Rosie had always delivered beautiful babies every year. Two years ago, Rosie delivered “Honey Sweetie Acres Daniela”who placed 9thin the Senior Yearling class at the 2017 Dairy Goat National Show in Madison Wisconsin, competing against 60 other doelings. What a way to redeem yourself Rosie!!!
But she wanted to make us eat crow. Last year, that daughter, Daniela gave birth to “Honey Sweetie Acres Daenerys” who became the 2018 Reserve National Grand Champion Doeling at the National Show in Columbus, OH. Daenerys also won the Senior Kid Class over 78 doelings at the same show. So, her granddaughter made her proud. But Rosie wasn’t done yet.
Rosie produced a daughter- “Honey Sweetie Acres Rose Otto” in the spring of 2018. Named for one of the most expensive essential oils on the planet, Rose Otto went to the National Show as well and competed against Daenerys. Rose Otto placed second only to Daenerys.

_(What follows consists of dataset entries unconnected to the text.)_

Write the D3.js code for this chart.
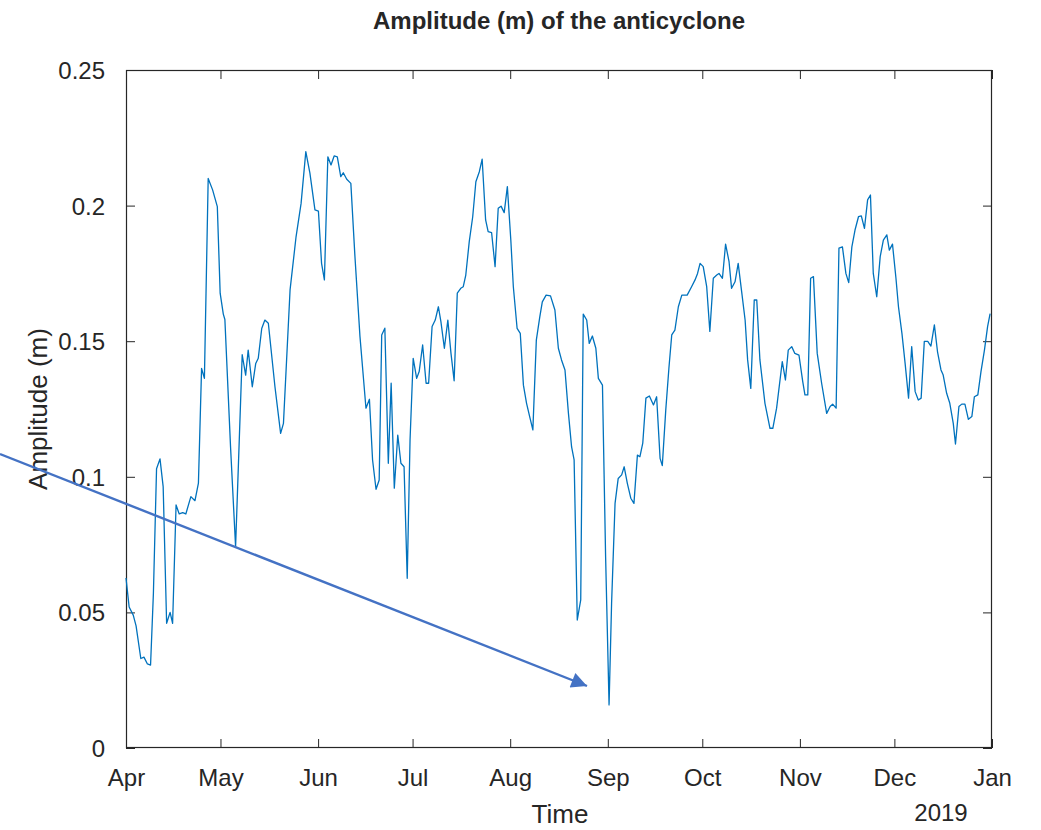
<!DOCTYPE html>
<html>
<head>
<meta charset="utf-8">
<script src="https://cdn.jsdelivr.net/npm/d3@7"></script>
<style>
  html, body { margin: 0; padding: 0; background: #fff; }
  svg { display: block; }
  text { font-family: "Liberation Sans", Arial, Helvetica, sans-serif; fill: #262626; }
</style>
</head>
<body>
<svg id="chart" width="1041" height="830"></svg>
<script>
// ---- data ----
const startDate = "2018-04-01";
const endDate = "2019-01-01";
// day offsets from 1 April 2018
const dayOffsets = [
  0, 1.0, 2.3, 3.2, 4.7, 5.7, 6.8, 7.8, 8.7, 9.7, 10.8, 11.8, 12.9, 14.0, 14.8, 15.9, 16.9, 18.0, 19.0, 20.6,
  21.9, 23.0, 24.0, 24.9, 26.1, 27.5, 29.0, 29.9, 30.9, 31.4, 33.2, 34.8, 36.9, 38.0, 38.8, 40.1, 41.2, 42.0, 43.1, 44.1,
  45.2, 47.3, 49.1, 50.0, 52.1, 54.0, 55.6, 57.1, 58.4, 60.0, 61.1, 62.1, 63.0, 64.1, 65.1, 66.1, 67.1, 68.2, 69.0, 70.1,
  71.4, 72.7, 74.3, 76.2, 77.3, 78.3, 79.4, 80.4, 81.2, 82.2, 83.3, 84.2, 85.2, 86.3, 87.3, 88.3, 89.3, 90.2, 91.2, 92.3,
  93.1, 94.2, 95.3, 96.1, 97.2, 98.2, 99.2, 100.0, 101.1, 102.2, 103.2, 104.2, 105.2, 106.3, 107.1, 107.9, 109.0, 110.1, 111.1, 112.2,
  113.1, 114.2, 115.0, 116.1, 117.2, 118.2, 119.1, 120.1, 121.1, 122.2, 123.0, 124.2, 125.2, 126.2, 127.2, 128.3, 129.2, 130.3, 131.4, 132.2,
  133.4, 134.8, 136.2, 137.3, 138.3, 139.4, 140.5, 141.5, 142.3, 143.3, 144.4, 145.2, 146.3, 147.1, 148.1, 149.2, 150.0, 151.3, 152.3, 153.4,
  154.2, 155.3, 156.3, 157.4, 158.2, 159.2, 160.3, 161.3, 162.4, 163.2, 164.1, 165.1, 166.2, 167.5, 168.5, 169.6, 170.3, 171.4, 172.4, 173.3,
  174.3, 175.4, 176.5, 178.2, 179.6, 180.7, 181.5, 182.3, 183.3, 184.4, 185.4, 186.5, 187.6, 188.3, 189.4, 190.4, 191.5, 192.3, 193.4, 194.4,
  195.5, 196.6, 197.4, 198.4, 199.5, 200.3, 201.3, 202.9, 204.5, 205.4, 206.6, 208.4, 209.4, 210.3, 211.4, 212.4, 213.7, 214.9, 215.6, 216.5,
  217.4, 218.3, 219.5, 220.9, 222.5, 223.6, 224.4, 225.5, 226.4, 227.5, 228.6, 229.5, 230.5, 231.5, 232.6, 233.5, 234.5, 235.5, 236.4, 237.3,
  238.4, 239.5, 240.5, 241.6, 242.4, 243.4, 244.5, 245.3, 246.4, 247.4, 248.5, 249.5, 250.6, 251.6, 252.5, 253.5, 254.6, 255.6, 256.7, 257.7,
  258.8, 259.5, 260.6, 261.6, 262.7, 263.4, 264.5, 265.4, 266.4, 267.5, 268.6, 269.4, 270.5, 271.5, 272.6, 273.6, 274.4
];
const amplitude = [
  0.0627, 0.052, 0.049, 0.045, 0.033, 0.0335, 0.031, 0.0306, 0.057, 0.103, 0.1066, 0.0964, 0.046, 0.050, 0.046, 0.0896, 0.0863, 0.0868, 0.0863, 0.0927,
  0.0912, 0.0977, 0.140, 0.1363, 0.210, 0.2058, 0.1996, 0.1677, 0.160, 0.158, 0.111, 0.0742, 0.145, 0.1375, 0.1467, 0.1332, 0.1418, 0.1437, 0.1547, 0.1578,
  0.1566, 0.1332, 0.116, 0.1197, 0.1689, 0.1885, 0.2008, 0.2199, 0.212, 0.1984, 0.198, 0.1787, 0.1726, 0.218, 0.215, 0.2183, 0.218, 0.2107, 0.2121, 0.2097,
  0.2082, 0.1812, 0.1517, 0.1253, 0.1286, 0.1062, 0.0954, 0.0988, 0.1523, 0.1548, 0.105, 0.1345, 0.0958, 0.1154, 0.105, 0.1037, 0.0626, 0.1136, 0.1437, 0.1363,
  0.1388, 0.1486, 0.1345, 0.1345, 0.1554, 0.1578, 0.1627, 0.1572, 0.1474, 0.1578, 0.1455, 0.1354, 0.1677, 0.1695, 0.1701, 0.1744, 0.1867, 0.1959, 0.2088, 0.2125,
  0.2171, 0.1947, 0.1904, 0.190, 0.1775, 0.199, 0.1998, 0.1974, 0.207, 0.1873, 0.1701, 0.1547, 0.1529, 0.1338, 0.1271, 0.1216, 0.1173, 0.1504, 0.159, 0.1645,
  0.167, 0.1667, 0.1615, 0.1474, 0.1431, 0.1394, 0.1234, 0.111, 0.1062, 0.0472, 0.0546, 0.160, 0.1578, 0.1492, 0.1519, 0.1474, 0.1363, 0.1338, 0.0705, 0.0159,
  0.0534, 0.0902, 0.0994, 0.1007, 0.1037, 0.0976, 0.0921, 0.0902, 0.108, 0.1074, 0.1124, 0.129, 0.1298, 0.1265, 0.1295, 0.1068, 0.1041, 0.1246, 0.140, 0.1523,
  0.1541, 0.1627, 0.167, 0.167, 0.1701, 0.1726, 0.175, 0.1787, 0.1775, 0.1701, 0.1536, 0.1732, 0.1744, 0.175, 0.1732, 0.1858, 0.1793, 0.1695, 0.1719, 0.1787,
  0.1683, 0.1578, 0.1431, 0.1326, 0.1652, 0.1652, 0.1431, 0.1271, 0.1179, 0.1179, 0.1253, 0.1425, 0.1357, 0.1467, 0.148, 0.1455, 0.1449, 0.1351, 0.1302, 0.1302,
  0.1732, 0.1738, 0.1455, 0.1345, 0.1234, 0.1259, 0.1268, 0.1253, 0.1843, 0.1848, 0.175, 0.1716, 0.1848, 0.191, 0.1959, 0.1962, 0.1916, 0.2021, 0.2039, 0.175,
  0.1664, 0.1812, 0.1873, 0.1892, 0.1836, 0.1858, 0.1732, 0.1627, 0.1529, 0.1419, 0.129, 0.148, 0.1314, 0.1283, 0.129, 0.1499, 0.1499, 0.1482, 0.156, 0.1461,
  0.1394, 0.1375, 0.1308, 0.1271, 0.1197, 0.1121, 0.1259, 0.1268, 0.1268, 0.1212, 0.1222, 0.1295, 0.1302, 0.1388, 0.1467, 0.1554, 0.1602
];
const monthTickDates = ["2018-04-01","2018-05-01","2018-06-01","2018-07-01","2018-08-01","2018-09-01","2018-10-01","2018-11-01","2018-12-01","2019-01-01"];
const monthTickLabels = ["Apr","May","Jun","Jul","Aug","Sep","Oct","Nov","Dec","Jan"];
const yTickValues = [0, 0.05, 0.1, 0.15, 0.2, 0.25];
const yTickLabels = ["0", "0.05", "0.1", "0.15", "0.2", "0.25"];
const yearLabel = "2019";
const titleText = "Amplitude (m) of the anticyclone";
const xLabelText = "Time";
const yLabelText = "Amplitude (m)";

// ---- drawing ----
const svg = d3.select("#chart");
const W = 1041, H = 830;
const m = { left: 126, right: 992, top: 70, bottom: 748 };
const parseUTC = s => new Date(s + "T00:00:00Z");
const t0 = parseUTC(startDate);

const x = d3.scaleUtc().domain([t0, parseUTC(endDate)]).range([m.left, m.right]);
const y = d3.scaleLinear().domain([0, 0.25]).range([m.bottom, m.top]);

const data = dayOffsets.map((d, i) => ({ date: new Date(t0.getTime() + d * 864e5), v: amplitude[i] }));
const tickDates = monthTickDates.map(parseUTC);

svg.append("rect").attr("width", W).attr("height", H).attr("fill", "#fff");

const axisColor = "#262626";
const tickLen = 9;

const xAxisBottom = d3.axisBottom(x).tickValues(tickDates).tickFormat((d, i) => monthTickLabels[i]).tickSizeInner(-tickLen).tickSizeOuter(0).tickPadding(tickLen + 12);
const xAxisTop = d3.axisTop(x).tickValues(tickDates).tickFormat("").tickSizeInner(-tickLen).tickSizeOuter(0);
const yAxisLeft = d3.axisLeft(y).tickValues(yTickValues).tickFormat((d, i) => yTickLabels[i]).tickSizeInner(-tickLen).tickSizeOuter(0).tickPadding(tickLen + 12);
const yAxisRight = d3.axisRight(y).tickValues(yTickValues).tickFormat("").tickSizeInner(-tickLen).tickSizeOuter(0);

function styleAxis(g) {
  g.select(".domain").remove();
  g.selectAll(".tick line").attr("stroke", axisColor).attr("stroke-width", 1);
  g.selectAll(".tick text").attr("fill", axisColor).style("font-size", "24px").style("font-family", "'Liberation Sans', Arial, sans-serif");
}

const gxb = svg.append("g").attr("transform", `translate(0,${m.bottom})`).call(xAxisBottom).call(styleAxis);
gxb.selectAll(".tick text").attr("dy", "0.71em");
svg.append("g").attr("transform", `translate(0,${m.top})`).call(xAxisTop).call(styleAxis);
const gyl = svg.append("g").attr("transform", `translate(${m.left},0)`).call(yAxisLeft).call(styleAxis);
gyl.selectAll(".tick text").attr("dy", "0.35em");
svg.append("g").attr("transform", `translate(${m.right},0)`).call(yAxisRight).call(styleAxis);

// Box
svg.append("rect")
  .attr("x", m.left + 0.5).attr("y", m.top + 0.5)
  .attr("width", m.right - m.left - 1).attr("height", m.bottom - m.top - 1)
  .attr("fill", "none").attr("stroke", axisColor).attr("stroke-width", 1.2);

// Line
const line = d3.line().x(d => x(d.date)).y(d => y(d.v));
svg.append("path").datum(data)
  .attr("d", line)
  .attr("fill", "none")
  .attr("stroke", "#0072BD")
  .attr("stroke-width", 1.3)
  .attr("stroke-linejoin", "round");

// Labels
svg.append("text").attr("x", (m.left + m.right) / 2).attr("y", 29)
  .attr("text-anchor", "middle").style("font-weight", "bold").style("font-size", "24px")
  .attr("fill", "#000").text(titleText);

svg.append("text").attr("x", (m.left + m.right) / 2 + 1).attr("y", 823)
  .attr("text-anchor", "middle").style("font-size", "26px").text(xLabelText);

svg.append("text").attr("x", 941).attr("y", 821)
  .attr("text-anchor", "middle").style("font-size", "24px").text(yearLabel);

svg.append("text")
  .attr("transform", `translate(47,${(m.top + m.bottom) / 2}) rotate(-90)`)
  .attr("text-anchor", "middle").style("font-size", "26px").text(yLabelText);

// Annotation arrow
const arrowColor = "#4472C4";
svg.append("defs").append("marker")
  .attr("id", "ah").attr("viewBox", "0 0 10 10").attr("refX", 10).attr("refY", 5)
  .attr("markerWidth", 7.5).attr("markerHeight", 6.5).attr("markerUnits", "strokeWidth")
  .attr("orient", "auto")
  .append("path").attr("d", "M0,0 L10,5 L0,10 Z").attr("fill", arrowColor);
svg.append("line")
  .attr("x1", 0).attr("y1", 454).attr("x2", 587).attr("y2", 686)
  .attr("stroke", arrowColor).attr("stroke-width", 2.4)
  .attr("marker-end", "url(#ah)");
</script>
</body>
</html>
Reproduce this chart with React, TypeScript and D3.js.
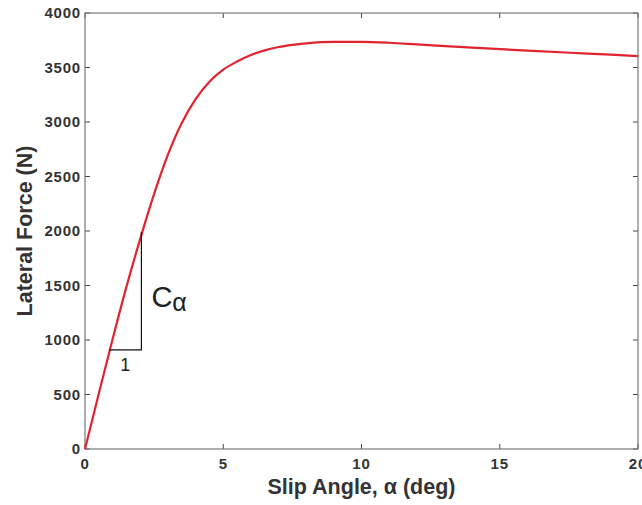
import React from "react";
import * as d3 from "d3";

const slipAngles = [0, 0.5, 1, 1.5, 2, 2.5, 3, 3.5, 4, 4.5, 5, 5.5, 6, 6.5, 7, 7.5, 8, 9, 10, 11, 12, 14, 16, 18, 20];
const lateralForces = [0, 510, 1010, 1490, 1930, 2340, 2700, 2990, 3210, 3370, 3480, 3555, 3615, 3657, 3688, 3708, 3722, 3735, 3735, 3727, 3712, 3682, 3655, 3630, 3605];
const xTicks = [0, 5, 10, 15, 20];
const yTicks = [0, 500, 1000, 1500, 2000, 2500, 3000, 3500, 4000];
const triangleAlpha = [0.88, 2.04];
const triangleForce = [910, 1990];

const W = 642;
const H = 505;
const M = { left: 85, right: 4, top: 13, bottom: 56 };

export default function App() {
  const x = d3.scaleLinear().domain([0, 20]).range([M.left, W - M.right]);
  const y = d3.scaleLinear().domain([0, 4000]).range([H - M.bottom, M.top]);
  const data = slipAngles.map((a, i) => [a, lateralForces[i]] as [number, number]);
  const line = d3
    .line<[number, number]>()
    .x((d) => x(d[0]))
    .y((d) => y(d[1]))
    .curve(d3.curveMonotoneX);
  const x0 = x(0), x1 = x(20), y0 = y(0), y1 = y(4000);
  const tl = 5;
  const axisColor = "#7a7a7a";
  const textColor = "#333";
  const font = "Liberation Sans, Arial, sans-serif";
  return (
    <svg
      width={W}
      height={H}
      style={{ position: "absolute", left: 0, top: 0, background: "#fff" }}
      fontFamily={font}
    >
      <rect x={0} y={0} width={W} height={H} fill="#fff" />
      {xTicks.map((t) => (
        <g key={"xt" + t}>
          <line x1={x(t)} x2={x(t)} y1={y0} y2={y0 - tl} stroke="#444" />
          <line x1={x(t)} x2={x(t)} y1={y1} y2={y1 + tl} stroke="#444" />
          <text
            x={x(t)}
            y={y0 + 20}
            textAnchor="middle"
            fontSize={15}
            letterSpacing={0.8}
            fontWeight="bold"
            fill={textColor}
          >
            {t}
          </text>
        </g>
      ))}
      {yTicks.map((t) => (
        <g key={"yt" + t}>
          <line x1={x0} x2={x0 + tl} y1={y(t)} y2={y(t)} stroke="#444" />
          <line x1={x1} x2={x1 - tl} y1={y(t)} y2={y(t)} stroke="#444" />
          <text
            x={x0 - 4}
            y={y(t) + 5}
            textAnchor="end"
            fontSize={15}
            letterSpacing={0.8}
            fontWeight="bold"
            fill={textColor}
          >
            {t}
          </text>
        </g>
      ))}
      <rect
        x={x0}
        y={y1}
        width={x1 - x0}
        height={y0 - y1}
        fill="none"
        stroke={axisColor}
        strokeWidth={1.2}
      />
      <path d={line(data) || ""} fill="none" stroke="#e0232e" strokeWidth={2.2} />
      <polyline
        points={`${x(triangleAlpha[0])},${y(triangleForce[0])} ${x(triangleAlpha[1])},${y(
          triangleForce[0]
        )} ${x(triangleAlpha[1])},${y(triangleForce[1])}`}
        fill="none"
        stroke="#111"
        strokeWidth={1.2}
      />
      <text
        x={(x(triangleAlpha[0]) + x(triangleAlpha[1])) / 2}
        y={y(triangleForce[0]) + 21}
        textAnchor="middle"
        fontSize={18}
        fill="#222"
      >
        1
      </text>
      <text
        x={x(triangleAlpha[1]) + 10}
        y={y((triangleForce[0] + triangleForce[1]) / 2) + 16}
        fontSize={29}
        fill="#222"
      >
        C
        <tspan fontSize={25} dy={4}>
          α
        </tspan>
      </text>
      <text
        x={(x0 + x1) / 2}
        y={494}
        textAnchor="middle"
        fontSize={21.5}
        fontWeight="bold"
        fill={textColor}
      >
        Slip Angle, α (deg)
      </text>
      <text
        transform={`translate(32, ${(y0 + y1) / 2}) rotate(-90)`}
        textAnchor="middle"
        fontSize={21.5}
        fontWeight="bold"
        fill={textColor}
      >
        Lateral Force (N)
      </text>
    </svg>
  );
}
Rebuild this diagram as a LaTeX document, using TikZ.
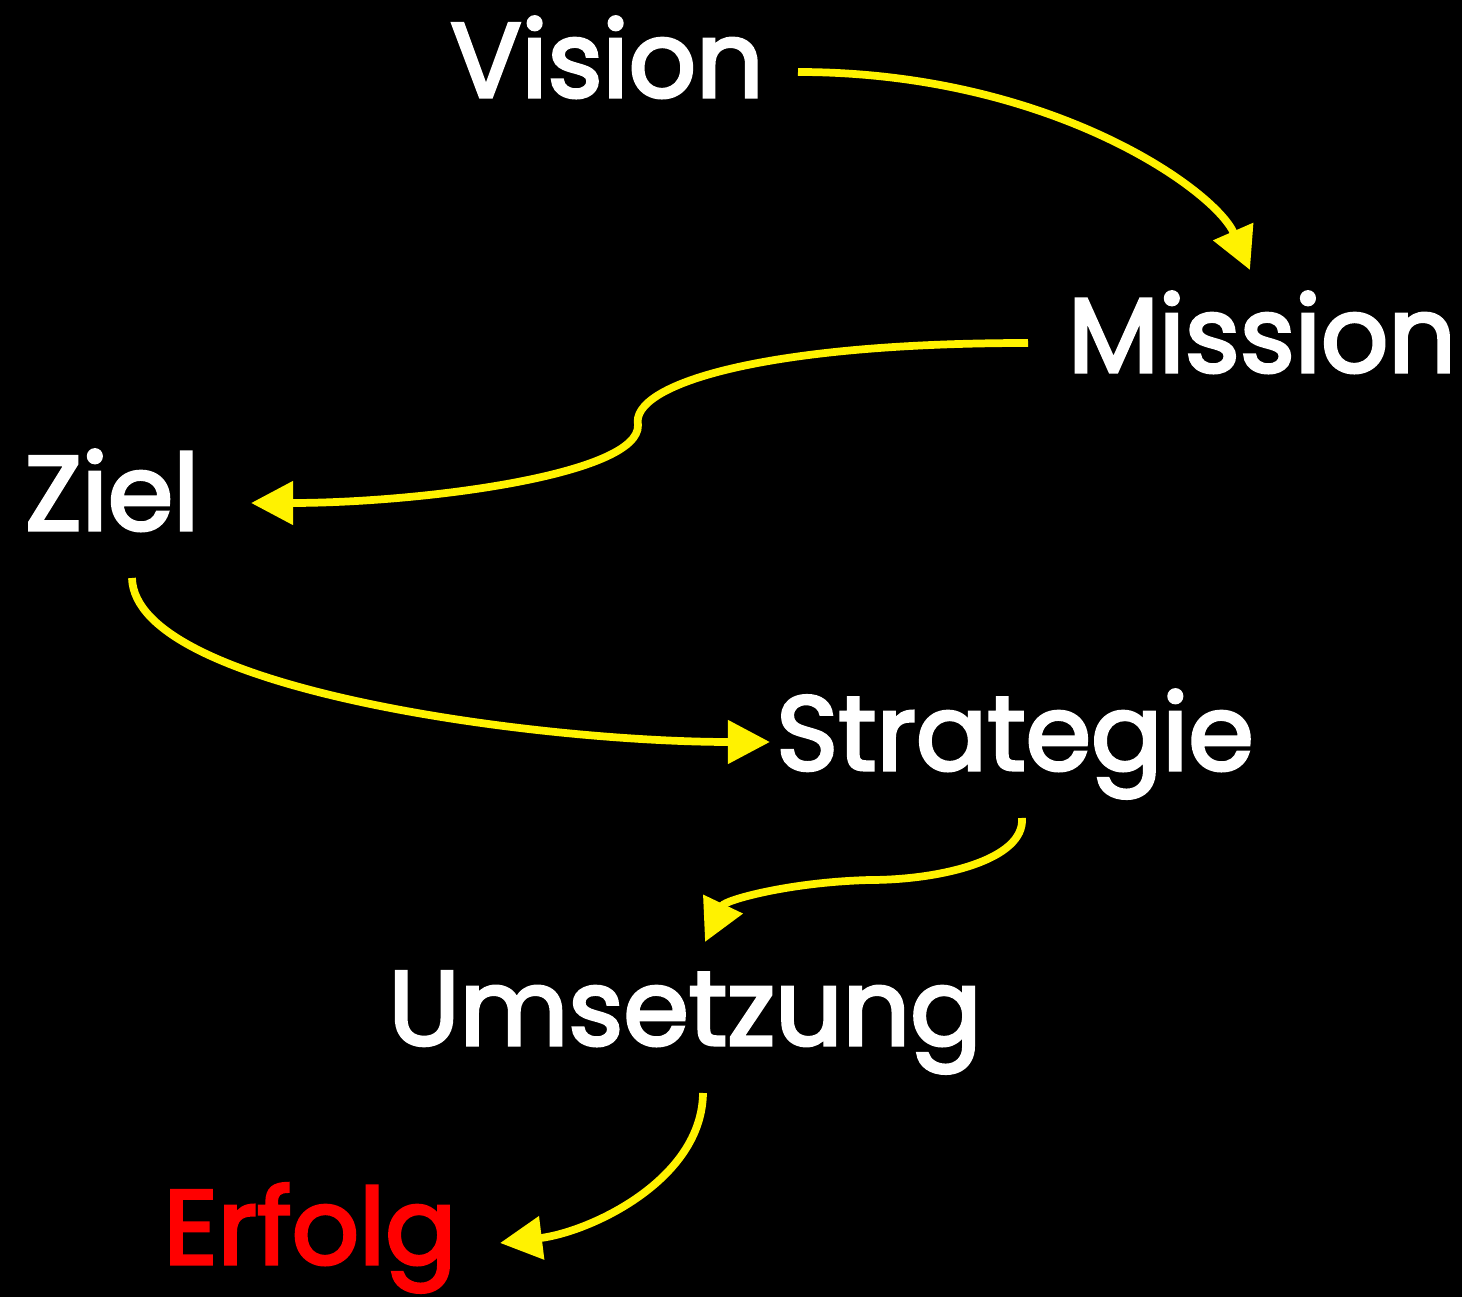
\documentclass[tikz,border=0pt]{standalone}
\usepackage{fontspec}
\setmainfont{Poppins}[FakeBold=3]
\usetikzlibrary{arrows.meta}
\begin{document}
\begin{tikzpicture}[x=0.01cm,y=-0.01cm,
  word/.style={text=white,font=\fontsize{30}{36}\selectfont,anchor=base,inner sep=0pt},
  conn/.style={draw=yellow,line width=2.2pt,-{Triangle[length=0.42cm,width=0.42cm]},fill=none}]
\fill[black] (0,0) rectangle (1462,1297);
\useasboundingbox (0,0) rectangle (1462,1297);
\node[word] (vision) at (607,97) {Vision};
\node[word] (mission) at (1262,372) {Mission};
\node[word] (ziel) at (112,530) {Ziel};
\node[word] (strategie) at (1015,770) {Strategie};
\node[word] (umsetzung) at (685,1045) {Umsetzung};
\node[word,text=red] (erfolg) at (310,1264) {Erfolg};
\coordinate (a1s) at (798,72);
\coordinate (a1e) at (1250,270);
\coordinate (a2s) at (1028,343);
\coordinate (a2m) at (638,425);
\coordinate (a2e) at (251,503);
\coordinate (a3s) at (132,578);
\coordinate (a3e) at (770,742);
\coordinate (a4s) at (1022,818);
\coordinate (a4m) at (870,880);
\coordinate (a4e) at (705,942);
\coordinate (a5s) at (703,1093);
\coordinate (a5e) at (500,1243);
\draw[conn] (a1s) .. controls (1050,72) and (1215,190) .. (a1e);
\draw[conn] (a2s) .. controls (760,343) and (630,385) .. (a2m) .. controls (640,475) and (420,503) .. (a2e);
\draw[conn] (a3s) .. controls (135,690) and (540,742) .. (a3e);
\draw[conn] (a4s) .. controls (1025,860) and (940,880) .. (a4m) .. controls (790,882) and (725,900) .. (a4e);
\draw[conn] (a5s) .. controls (702,1180) and (590,1232) .. (a5e);
\end{tikzpicture}
\end{document}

So, long story short, Rosie’s offspring were in the top 2% of young doelings at the 2018 National show. So I guess you can now see why we tolerate her antics on the milk-stand. As I write this Blog, Rose is expecting again and is due sometime around mid-March. We are excited to see the bundles of joy given her production history. She is a trouper at birthing and a great mother.